I read an article recently about the negative effect that technology has had on dating and while I think that technology has made more of a positive impact on dating overall, there were definitely some valid points. Being behind a computer screen or smartphone has increased the safety people find in the anonymity of it all. You wouldn’t approach someone out in public by saying “Sup” and winking at them without anything intelligent or thoughtful to say to them (well, most people wouldn’t) but online, “Sup ;)” is totally not an uncommon message to receive. You wouldn’t try to play 20 questions with someone because the conversation wasn’t flowing and then still try to ask them out if you were face to face but again, online, it’s a definite possibility. And don’t get me wrong, I’m not saying I’m any better. Just because your smile hasn’t given me butterflies because I’ve only seen a photo and not gotten the opportunity to experience it first hand, that doesn’t give me the right to treat these guys in a manner that I would find insulting if it was directed at me. Wasting someone else’s time isn’t okay and it’s about time that I cut the shit. Another example that the article gives is that we are all sure that there is someone or something better just around the corner and it makes it hard for us to want to commit to a date because we don’t want to be unavailable if a more desirable invitation comes along. I have definitely been guilty of that one in the past, I don’t want to book myself with Mystery Date A when I might get asked out by someone that I am more attracted to or think I might be more compatible with and have to turn him down.
So how am I going to turn this around? How am I going to pull myself out of this rut? Good question. “Sometimes the fountain runs shallow.
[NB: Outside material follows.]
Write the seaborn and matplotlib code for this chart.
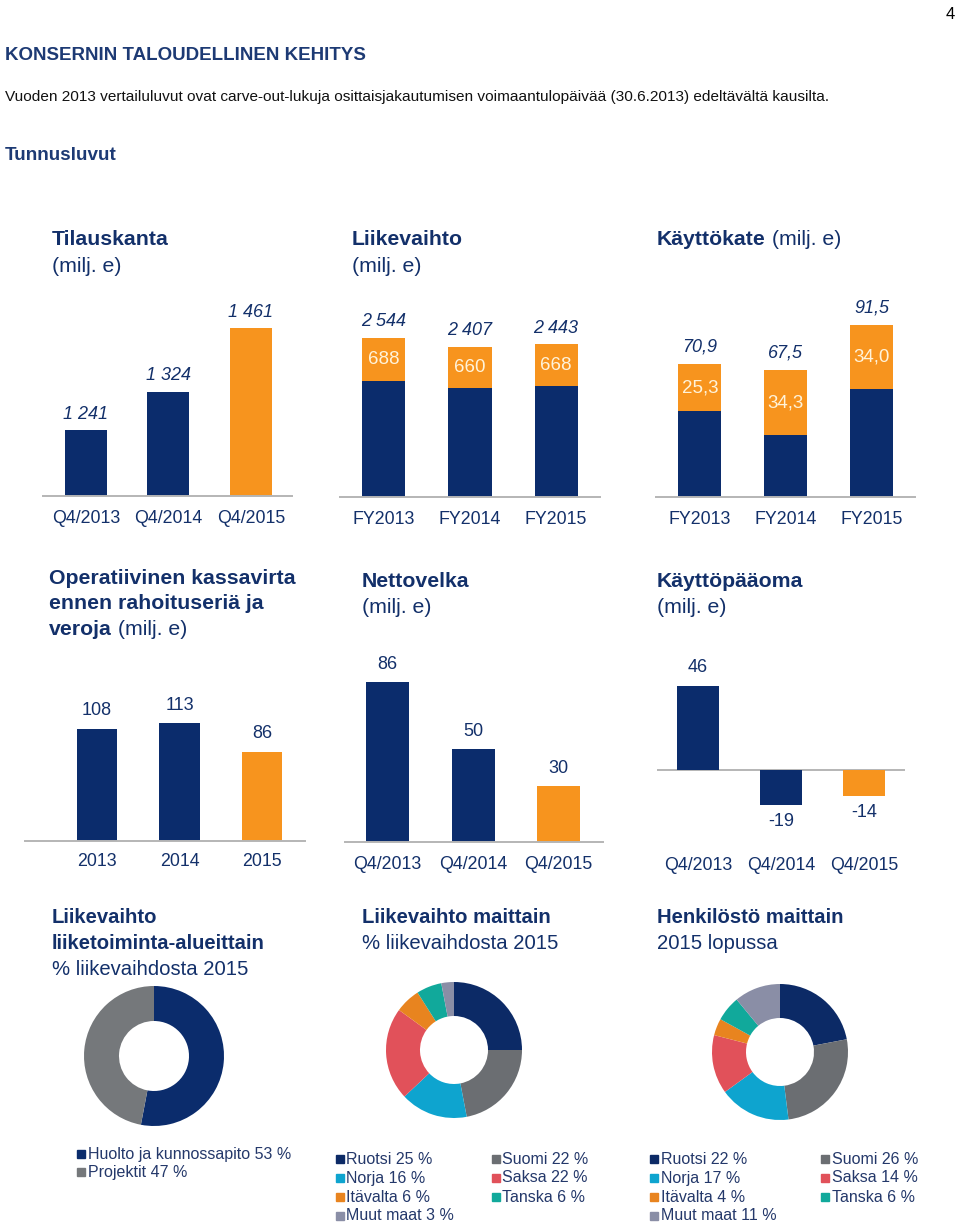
import matplotlib
matplotlib.use("Agg")
import matplotlib.pyplot as plt
import seaborn as sns
from matplotlib.patches import Rectangle

# ---------------- data ----------------
tilaus_cats = ["Q4/2013", "Q4/2014", "Q4/2015"]
tilaus_vals = [1241, 1324, 1461]

lv_cats = ["FY2013", "FY2014", "FY2015"]
lv_total = [2544, 2407, 2443]
lv_part = [688, 660, 668]

kk_cats = ["FY2013", "FY2014", "FY2015"]
kk_total = [70.9, 67.5, 91.5]
kk_part = [25.3, 34.3, 34.0]

ok_cats = ["2013", "2014", "2015"]
ok_vals = [108, 113, 86]

nv_cats = ["Q4/2013", "Q4/2014", "Q4/2015"]
nv_vals = [86, 50, 30]

kp_cats = ["Q4/2013", "Q4/2014", "Q4/2015"]
kp_vals = [46, -19, -14]

seg_labels = ["Huolto ja kunnossapito", "Projektit"]
seg_share = [53, 47]

country_labels = ["Ruotsi", "Suomi", "Norja", "Saksa", "Itävalta", "Tanska", "Muut maat"]
sales_share = [25, 22, 16, 22, 6, 6, 3]
staff_share = [22, 26, 17, 14, 4, 6, 11]

# ---------------- style ----------------
sns.set_theme(style="white")
plt.rcParams["font.family"] = ["Liberation Sans", "DejaVu Sans"]

W, H = 960, 1229
NAVY = "#0b2c6c"
ORANGE = "#f7941e"
TXT = "#13306a"
AXIS_GREY = "#b5b5b5"
CREAM = "#fff3da"
GREY_SEG = "#75787b"
country_colors = ["#0c2a66", "#6b6e72", "#0ea4cf", "#e1515a", "#e8841f", "#11a99b", "#8a8ea6"]

fig = plt.figure(figsize=(W / 100, H / 100), dpi=100)


def px_ax(x0, x1, y_top, y_bot):
    return fig.add_axes([x0 / W, 1 - y_bot / H, (x1 - x0) / W, (y_bot - y_top) / H])


def ftext(x, y, s, **kw):
    return fig.text(x / W, 1 - y / H, s, **kw)


def fmt_int(v):
    return f"{v:,}".replace(",", " ")


def fmt_dec(v):
    return f"{v:.1f}".replace(".", ",")


def style_bar_ax(ax, xlim, ylim, pad=9, spine=True):
    ax.set_xlim(*xlim)
    ax.set_ylim(*ylim)
    ax.set(xlabel="", ylabel="")
    ax.set_yticks([])
    for s in ["left", "right", "top"]:
        ax.spines[s].set_visible(False)
    ax.spines["bottom"].set_visible(spine)
    ax.spines["bottom"].set_color(AXIS_GREY)
    ax.spines["bottom"].set_linewidth(1.4)
    ax.tick_params(axis="x", length=0, pad=pad, labelsize=12.8, labelcolor=TXT)
    ax.patch.set_alpha(0)


def label(ax, i, v, s, off, italic=False, color=TXT, size=13):
    ax.annotate(s, (i, v), xytext=(0, off), textcoords="offset pixels",
                ha="center", va="center", fontsize=size, color=color,
                style="italic" if italic else "normal", annotation_clip=False)


# ---------------- header ----------------
ftext(950, 19, "4", fontsize=12, color="black", ha="center")
ftext(5, 60, "KONSERNIN TALOUDELLINEN KEHITYS", fontsize=13.5, weight="bold", color="#1d3a74")
ftext(5, 101, "Vuoden 2013 vertailuluvut ovat carve-out-lukuja osittaisjakautumisen "
      "voimaantulopäivää (30.6.2013) edeltävältä kausilta.", fontsize=11.1, color="#111111")
ftext(5, 160, "Tunnusluvut", fontsize=13.6, weight="bold", color="#1d3a74")

# ---------------- titles ----------------
TS = 15.3
renderer = fig.canvas.get_renderer()


def title_pair(x, y, bold, reg):
    t = ftext(x, y, bold, fontsize=TS, weight="bold", color=TXT)
    if reg:
        bb = t.get_window_extent(renderer=renderer)
        fig.text(bb.x1 / W, 1 - y / H, " " + reg, fontsize=TS, color=TXT)


title_pair(52, 245, "Tilauskanta", None)
ftext(52, 272, "(milj. e)", fontsize=TS, color=TXT)
title_pair(352, 245, "Liikevaihto", None)
ftext(352, 272, "(milj. e)", fontsize=TS, color=TXT)
title_pair(657, 245, "Käyttökate", "(milj. e)")

title_pair(49, 584, "Operatiivinen kassavirta", None)
title_pair(49, 609, "ennen rahoituseriä ja", None)
title_pair(49, 635, "veroja", "(milj. e)")
title_pair(362, 587, "Nettovelka", None)
ftext(362, 613, "(milj. e)", fontsize=TS, color=TXT)
title_pair(657, 587, "Käyttöpääoma", None)
ftext(657, 613, "(milj. e)", fontsize=TS, color=TXT)

TS3 = 14.6
ftext(52, 923, "Liikevaihto", fontsize=TS3, weight="bold", color=TXT)
ftext(52, 949, "liiketoiminta-alueittain", fontsize=TS3, weight="bold", color=TXT)
ftext(52, 975, "% liikevaihdosta 2015", fontsize=TS3, color=TXT)
ftext(362, 923, "Liikevaihto maittain", fontsize=TS3, weight="bold", color=TXT)
ftext(362, 949, "% liikevaihdosta 2015", fontsize=TS3, color=TXT)
ftext(657, 923, "Henkilöstö maittain", fontsize=TS3, weight="bold", color=TXT)
ftext(657, 949, "2015 lopussa", fontsize=TS3, color=TXT)

# ---------------- row 1 ----------------
# Tilauskanta (axis starts at 1100)
ax1 = px_ax(43, 292, 296, 496)
sns.barplot(x=tilaus_cats, y=tilaus_vals, hue=tilaus_cats, palette=[NAVY, NAVY, ORANGE],
            legend=False, saturation=1, width=0.51, linewidth=0, errorbar=None, ax=ax1)
style_bar_ax(ax1, (-0.52, 2.5), (1100, 1100 + 200 / 0.465), pad=10)
for i, v in enumerate(tilaus_vals):
    label(ax1, i, v, fmt_int(v), 16, italic=True)

# Liikevaihto stacked
ax2 = px_ax(340, 600, 297, 497)
lv_base = [t - p for t, p in zip(lv_total, lv_part)]
sns.barplot(x=lv_cats, y=lv_total, color=ORANGE, saturation=1, width=0.5, linewidth=0,
            errorbar=None, ax=ax2)
sns.barplot(x=lv_cats, y=lv_base, color=NAVY, saturation=1, width=0.5, linewidth=0,
            errorbar=None, ax=ax2)
style_bar_ax(ax2, (-0.51, 2.51), (0, 200 / 0.0625), pad=10)
for i, (t, p, b) in enumerate(zip(lv_total, lv_part, lv_base)):
    label(ax2, i, t, fmt_int(t), 16, italic=True)
    label(ax2, i, b + p / 2, str(p), 0, color=CREAM, size=13.5)

# Käyttökate stacked
ax3 = px_ax(656, 915, 297, 497)
kk_base = [t - p for t, p in zip(kk_total, kk_part)]
sns.barplot(x=kk_cats, y=kk_total, color=ORANGE, saturation=1, width=0.5, linewidth=0,
            errorbar=None, ax=ax3)
sns.barplot(x=kk_cats, y=kk_base, color=NAVY, saturation=1, width=0.5, linewidth=0,
            errorbar=None, ax=ax3)
style_bar_ax(ax3, (-0.51, 2.5), (0, 200 / 1.876), pad=10)
for i, (t, p, b) in enumerate(zip(kk_total, kk_part, kk_base)):
    label(ax3, i, t, fmt_dec(t), 17, italic=True)
    label(ax3, i, b + p / 2, fmt_dec(p), 0, color=CREAM, size=13.5)

# ---------------- row 2 ----------------
ax4 = px_ax(25, 305, 641, 841)
sns.barplot(x=ok_cats, y=ok_vals, hue=ok_cats, palette=[NAVY, NAVY, ORANGE],
            legend=False, saturation=1, width=0.49, linewidth=0, errorbar=None, ax=ax4)
style_bar_ax(ax4, (-0.87, 2.52), (0, 200 / 1.04), pad=9)
for i, v in enumerate(ok_vals):
    label(ax4, i, v, str(v), 18)

ax5 = px_ax(345, 603, 642, 842)
sns.barplot(x=nv_cats, y=nv_vals, hue=nv_cats, palette=[NAVY, NAVY, ORANGE],
            legend=False, saturation=1, width=0.5, linewidth=0, errorbar=None, ax=ax5)
style_bar_ax(ax5, (-0.5, 2.52), (0, 200 / 1.86), pad=10)
for i, v in enumerate(nv_vals):
    label(ax5, i, v, str(v), 18)

ax6 = px_ax(657, 905, 640, 846)
sns.barplot(x=kp_cats, y=kp_vals, hue=kp_cats, palette=[NAVY, NAVY, ORANGE],
            legend=False, saturation=1, width=0.5, linewidth=0, errorbar=None, ax=ax6)
style_bar_ax(ax6, (-0.49, 2.49), (-(846 - 770) / 1.83, (770 - 640) / 1.83), pad=8, spine=False)
ax6.axhline(0, color=AXIS_GREY, lw=1.4, zorder=0)
for i, v in enumerate(kp_vals):
    label(ax6, i, v, str(v), 18 if v > 0 else -17)

# ---------------- row 3: donuts ----------------
def donut(cx, cy, r, vals, colors):
    ax = px_ax(cx - r, cx + r, cy - r, cy + r)
    ax.pie(vals, colors=colors, startangle=90, counterclock=False,
           wedgeprops=dict(width=0.5, linewidth=0), radius=1)
    ax.set_xlim(-1, 1)
    ax.set_ylim(-1, 1)
    ax.set_aspect("auto")
    return ax


donut(154, 1056, 70, seg_share, [NAVY, GREY_SEG])
donut(454, 1050, 68, sales_share, country_colors)
donut(780, 1052, 68, staff_share, country_colors)

# ---------------- legends ----------------
LEG_TXT = "#24386a"
LS = 11.5


def leg_item(xm, xt, y, color, s):
    fig.patches.append(Rectangle(((xm - 4) / W, 1 - (y + 4) / H), 8 / W, 8 / H,
                                 transform=fig.transFigure, color=color, figure=fig))
    ftext(xt, y, s, fontsize=LS, color=LEG_TXT, va="center")


for k, (lab, v) in enumerate(zip(seg_labels, seg_share)):
    leg_item(81, 88, 1154 + 18 * k, [NAVY, GREY_SEG][k], f"{lab} {v} %")

col1 = [0, 2, 4, 6]
col2 = [1, 3, 5]
for shares, (xm1, xt1, xm2, xt2) in [(sales_share, (340, 346, 496, 502)),
                                       (staff_share, (654, 661, 825, 832))]:
    for r, idx in enumerate(col1):
        leg_item(xm1, xt1, 1159 + 19 * r, country_colors[idx],
                 f"{country_labels[idx]} {shares[idx]} %")
    for r, idx in enumerate(col2):
        leg_item(xm2, xt2, 1159 + 19 * r, country_colors[idx],
                 f"{country_labels[idx]} {shares[idx]} %")

fig.savefig("out.png", dpi=100, facecolor="white")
Sometimes the pen is short on ink. Sometimes we just need a kick in the head. No matter the reason for your temporary slump, you know you have to get out of it if you are ever going to get anywhere” – Terrence Williams. The answer is NOT that I am going to give everyone a chance and go out with every guy that asks. I once tried that as a way to get over someone I really liked but who just wasn’t interested in me and let me tell you, it is a terrible idea. There’s nothing quite like being on a date and realizing that your new resolution has prevented you from screening the guy sitting across from you to make sure that he’s not a creep. And he is. And now you’re stuck spending the evening with him. What I will do is make more of an effort to get to know the person contacting me, try harder to put a personality to the messages and pics and if I really don’t think there is any kind of connection then I will explain that even if it does make for uncomfortable conversation. The ones that I do see a possibility of having chemistry with, I will actually agree to go out with – novel concept, right?
I’m going to get out of my rut and back into my groove. I’m going to stop letting routines dictate my life – will I still spin on Tuesdays? Sure. But if I’d rather grab dinner with friends once in a while, that’s okay too. I’ll remember to enjoy myself, duvet cover-less or not. I’ll stop substituting responsible for fun and instead be a better mix of the two. I’ll start giving people more of an opportunity to catch my eye and spark my interest. It’s time for my pen to stop being short on ink.